Justin Drazin, a Camp Lenox counselor whom we remembered back from the summer of 2007 -- having recently published his first children's book --
Albert and the Amazing Pillow Monsters -- and having learned through the tight-knit Camp Lenox community that I am interested in children's books, wanted me to have a copy of Albert. Justin had no idea that I was desperate to want to want to go to bed. Yet he suggested that I read Albert and the Amazing Pillow Monsters before bed. What I discovered was that Albert is a beautifully illustrated rhyming book that just happens to have a compelling sleep-friendly message.
It begins with Albert -- a little red-haired boy who looks amazingly like my older son did at around the same age -- lying in bed, waiting to fall asleep. His eyes are closed, and he's counting sheep, and though it's never explicitly stated, it's obvious that Albert does not like the dark.
That's where the playful, "puffy fluffy" pillow monsters come in - they teach Albert that while you sleep, "you can imagine and create a new world in your head".
Aha, I thought!

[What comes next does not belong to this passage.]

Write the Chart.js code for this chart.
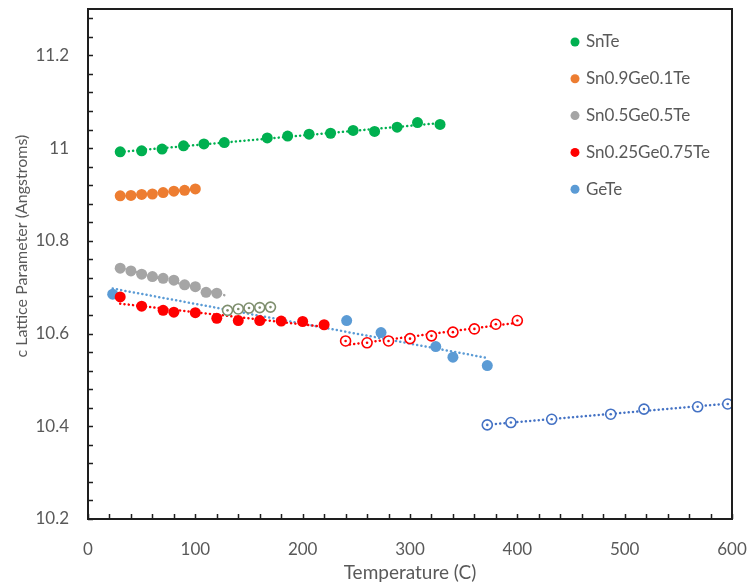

Now, that's something I can work with! For Albert, that means pandas and monkeys and sleeping on a bed of balloons. But for me, it means cool stuff I'm old enough to know better than to share.
That first night, I closed the book on Albert, who was by the end, newly emboldened to open his eyes in the dark, and I clicked off the light on my bed and relaxed into my pillow, waiting for my dreams to start. When I woke up the next morning -- before the alarm -- I realized I had the best night of sleep I could remember in decades.
Albert and the Amazing Pillow Monsters bears the gold Mom's Choice Awards Honoring Excellence seal. It also received an award from the prestigious Gelette Burgess Foundation (which also honored Jim Carrey's book How Roland Rolls), whose stated purpose is to seek "books that entertain and teach with an energetic and creative approach.
But for me, and for any other wakeaholics, author Justin Drazin has done what no one else could do: he's gotten me willingly into bed. I recommend Albert and the Amazing Pillow Monsters for kids and insomniacs everywhere.